Bone-caves of Southern Europe.

The mammalia in the bone-caves of southern Europe differ from those of the region north of the Alps and Pyrenees in the absence of the arctic species, and the presence of some which are of a more strictly southern type. Nevertheless, the influence of the mountains in lowering the temperature in their neighbourhood is to be traced in the presence of the remains of certain animals. Thus, in the caves of Gibraltar we find an ibex, which cannot be distinguished from those of the Spanish sierras, and in Mentone and Provence, a marmot, specifically identical with that of the Alps.

The bone-caves in the neighbourhood of the Mediterranean afford most important testimony as to the geographical changes which have taken place, since the animals found in them lived in that region. We will take those of the Iberian peninsula first.

Caves of Gibraltar.

Ossiferous caverns have long been known to occur in the fortified rock of Gibraltar,[243] but were not examined scientifically until the year 1863, when the researches of Captain Brome, Prof. Busk, and Dr. Falconer, proved that pleistocene species were buried in considerable numbers in its cavities and fissures. Of these the most important is the great perpendicular fissure in Windmill Hill, called the Genista cave, which has been traced down to more than a depth of 200 feet. From the upper portion were obtained the polished stone implements, human skulls, and other neolithic remains described in the [sixth] chapter, [p. 204], which prove that Gibraltar was inhabited by the Basques in the neolithic age, while the remains from the lower revealed the presence of a singularly mixed group of animals.

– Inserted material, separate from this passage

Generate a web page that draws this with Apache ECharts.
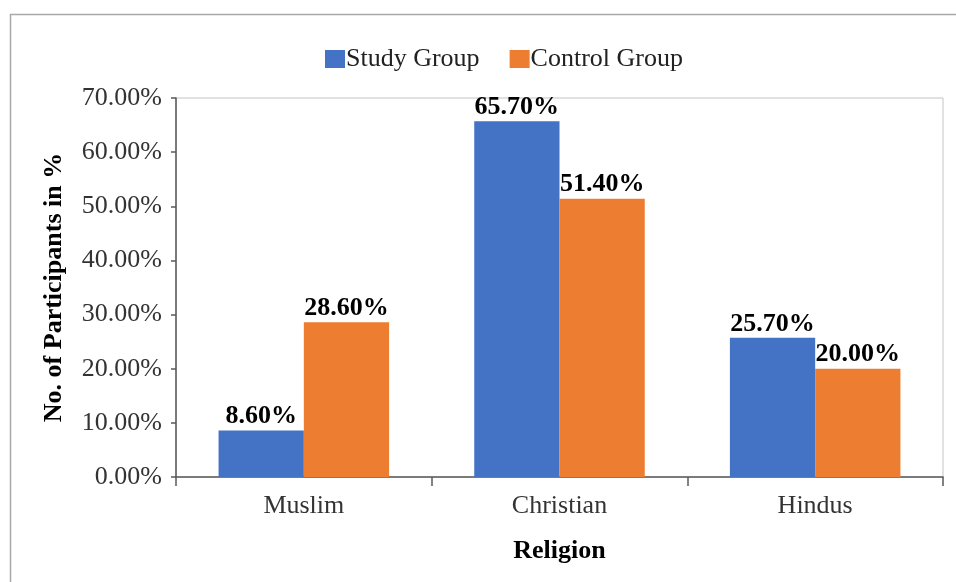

The fossil bones have been referred by Prof. Busk and Dr. Falconer to the following species:—

Lepus cuniculus, rabbit.
Felis leo, lion.
F. pardus, panther.
F. caffer.
F. pardina, lynx.
F. serval, serval.
Ursus ferox, grizzly bear.
Canis lupus, wolf.
Equus caballus, horse.
Rhinoceros hemitœchus.
Capra ibex, ibex.
Sus scrofa, wild-boar.
Cervus elaphus, red deer.
C. capreolus, roe.
C. dama, fallow deer.

The spotted hyæna, the serval, and Felis caffer, are species now peculiar to Africa, and it is obvious that they could not have found their way into Gibraltar under the present physical conditions of the Mediterranean. Elephants and rhinoceroses could not have lived on so barren and treeless a rock, unless it had overlooked a fertile plain, nor would the carnivora have chosen it for their dens, had it then been cut off from the feeding-grounds of the herbivores. Their presence, therefore, as Dr. Falconer justly remarks, implies the existence of land now sunk beneath the waves, but then extending southwards to join Africa.

To the African animals, mentioned above as inhabiting the Iberian peninsula in the pleistocene age, M. Lartet has added the African elephant (E. Africanus) and the striped hyæna (II. striata), which have been found in a stratum of gravel near Madrid along with flint implements.[244] None of the purely arctic mammalia, such as the reindeer, musk sheep, or woolly rhinoceros, so abundant in France, Germany, and Britain, have been met with south of the Pyrenees.